О Бранко и Мияги (из протокола допроса): «В то время как я находил свою работу в качестве журналиста скучной и утомительной, потому что моей настоящей работой была разведка, Вукелич тратил все больше и больше усилий на свою корреспондентскую работу и передавал мне без разбора все, что он слышал. Всю оценку он возлагал на меня… Данные, которые доставлял Вукелич, не были ни секретными, ни важными. Он доставал только те новости, которые были известны каждому корреспонденту. То же самое можно сказать о Мияги, который не имел возможности узнавать государственные тайны».
О Мияги – из радиограммы в Центр:
«Прекрасный парень, самоотверженный коммунист, не задумается отдать жизнь, если потребуется. Болен чахоткой. Посланный мною на месяц лечиться, удрал с курорта, вернулся в Токио работать».
– Какой характер носила деятельность обвиняемого в германском посольстве? (Из протокола допроса № 37 от 4 марта 1942 г. Обвиняемый – Рихард Зорге).
– В посольстве она была весьма широкой и продолжительной во времени. Сведения и материалы, полученные мною, составляли более 60 процентов всей информации, добытой разведывательной группой.
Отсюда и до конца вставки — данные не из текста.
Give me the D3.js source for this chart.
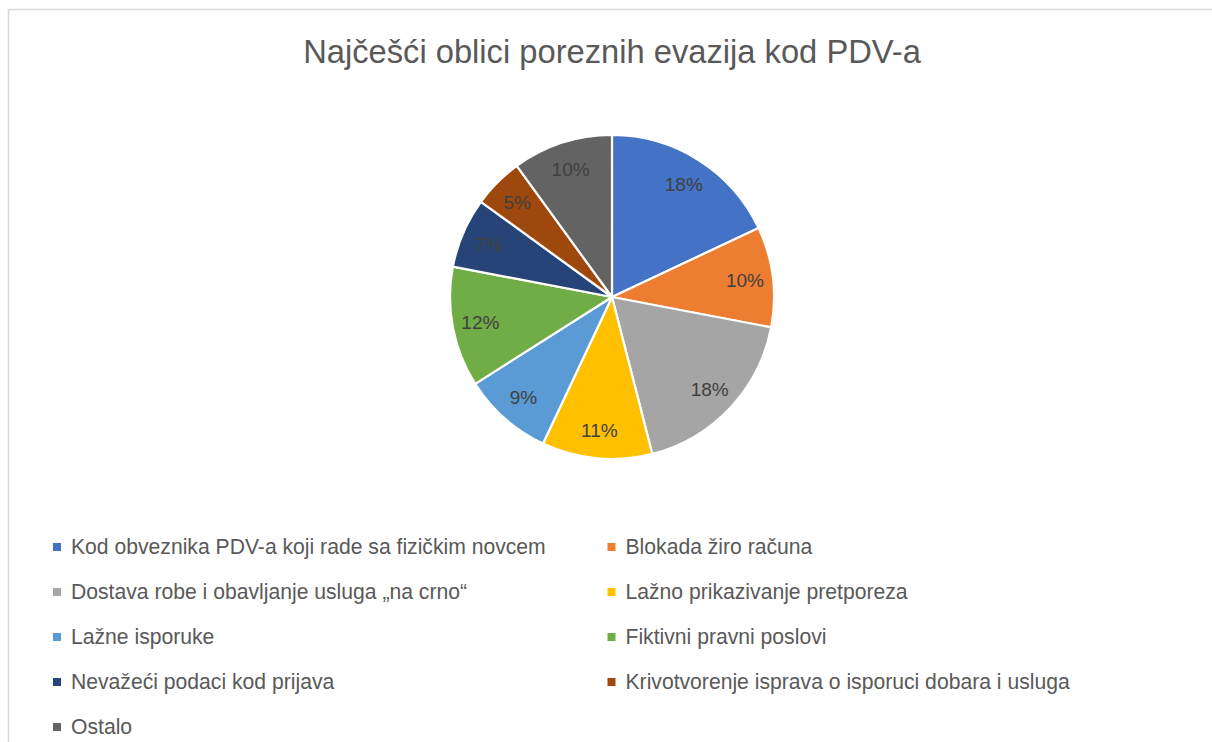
<!DOCTYPE html>
<html><head><meta charset="utf-8">
<script src="https://cdn.jsdelivr.net/npm/d3@7"></script>
<style>html,body{margin:0;padding:0;background:#fff;overflow:hidden}</style>
</head><body>
<svg id="chart" width="1212" height="742"></svg>
<script>
const title = "Najčešći oblici poreznih evazija kod PDV-a";
const categories = [
  "Kod obveznika PDV-a koji rade sa fizičkim novcem",
  "Blokada žiro računa",
  "Dostava robe i obavljanje usluga „na crno“",
  "Lažno prikazivanje pretporeza",
  "Lažne isporuke",
  "Fiktivni pravni poslovi",
  "Nevažeći podaci kod prijava",
  "Krivotvorenje isprava o isporuci dobara i usluga",
  "Ostalo"
];
const values = [18, 10, 18, 11, 9, 12, 7, 5, 10];
const colors = ["#4472C4","#ED7D31","#A5A5A5","#FFC000","#5B9BD5","#70AD47","#264478","#9E480E","#636363"];

const svg = d3.select("#chart");
const font = "'Liberation Sans', Arial, sans-serif";

// chart area border
svg.append("rect").attr("x", 8.5).attr("y", 9.5).attr("width", 1220).attr("height", 760)
  .attr("fill", "#fff").attr("stroke", "#d9d9d9").attr("stroke-width", 1.5);

// title fitted to width
const t = svg.append("text").attr("x", 612).attr("y", 63).attr("text-anchor", "middle")
  .attr("font-family", font).attr("font-size", 25).attr("fill", "#595959").text(title);
const tw = t.node().getComputedTextLength();
t.attr("font-size", 25 * 618 / tw);

const cx = 612, cy = 297, r = 162;
const data = categories.map((c, i) => ({cat: c, value: values[i], color: colors[i]}));
const pie = d3.pie().value(d => d.value).sort(null);
const arc = d3.arc().innerRadius(0).outerRadius(r);
const labelArc = d3.arc().innerRadius(134).outerRadius(134);
const total = d3.sum(values);

const g = svg.append("g").attr("transform", `translate(${cx},${cy})`);
const arcs = pie(data);
g.selectAll("path").data(arcs).join("path")
  .attr("d", arc).attr("fill", d => d.data.color)
  .attr("stroke", "#fff").attr("stroke-width", 2.2).attr("stroke-linejoin", "round");
g.selectAll("text").data(arcs).join("text")
  .attr("transform", d => `translate(${labelArc.centroid(d)})`)
  .attr("text-anchor", "middle").attr("dy", "0.36em")
  .attr("font-family", font).attr("font-size", 19).attr("fill", "#404040")
  .text(d => Math.round(d.data.value / total * 100) + "%");

// legend
const colX = [53, 607.5];
const rowY0 = 547, rowStep = 45;
const leg = svg.append("g");
const items = leg.selectAll("g").data(data).join("g")
  .attr("transform", (d, i) => `translate(${colX[i % 2]},${rowY0 + Math.floor(i / 2) * rowStep})`);
items.append("rect").attr("x", 0).attr("y", -4).attr("width", 8).attr("height", 8).attr("fill", d => d.color);
const lt = items.append("text").attr("x", 18).attr("y", 0).attr("dy", "0.35em")
  .attr("font-family", font).attr("font-size", 18).attr("fill", "#595959").text(d => d.cat);
const w0 = lt.nodes()[0].getComputedTextLength();
lt.attr("font-size", 18 * 475 / w0);
</script>
</body></html>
Важность этих сведений трудно недооценить, если учесть их достоверность.
– Признаете ли вы себя виновным (вопрос Рихарду Зорге на суде)?
– Нет, не признаю! Ни один из японских законов нами нарушен не был. Я уже объяснил мотивы своих поступков. Они являются логичным следствием всей моей жизни. Вы хотите доказать, что вся моя жизнь стояла и стоит вне закона. Какого закона? Октябрьская революция указала мне путь, которым должно идти международное рабочее движение. Я тогда принял решение поддерживать мировое коммунистическое движение не только теоретически и идеологически, но и действенно, практически в нем участвовать. Все, что предпринимал в жизни, тот путь, которым я шел, был обусловлен тем решением, которое я принял двадцать пять лет назад. Происходящая германо-советская война еще больше укрепила меня в правильности того коммунистического пути, который я избрал. Я об этом заявляю с полным учетом того, что со мной произошло за эти двадцать пять лет моей борьбы, в частности, и с учетом того, что со мной произошло 18 октября 1941 года…»
Его казнили 7 ноября 1944 года.
Уходя на казнь, он сказал начальнику тюрьмы в ответ на его вопрос: имеете ли вы что-нибудь еще сказать?
«Да, имею. Вы правы, господин начальник тюрьмы, сегодня у меня праздник. Великий праздник – двадцать седьмая годовщина Октябрьской социалистической революции. Я хочу добавить несколько слов к своему завещанию. Передайте живым: Зорге умер со словами: «Да здравствует Советский Союз, да здравствует Красная Армия».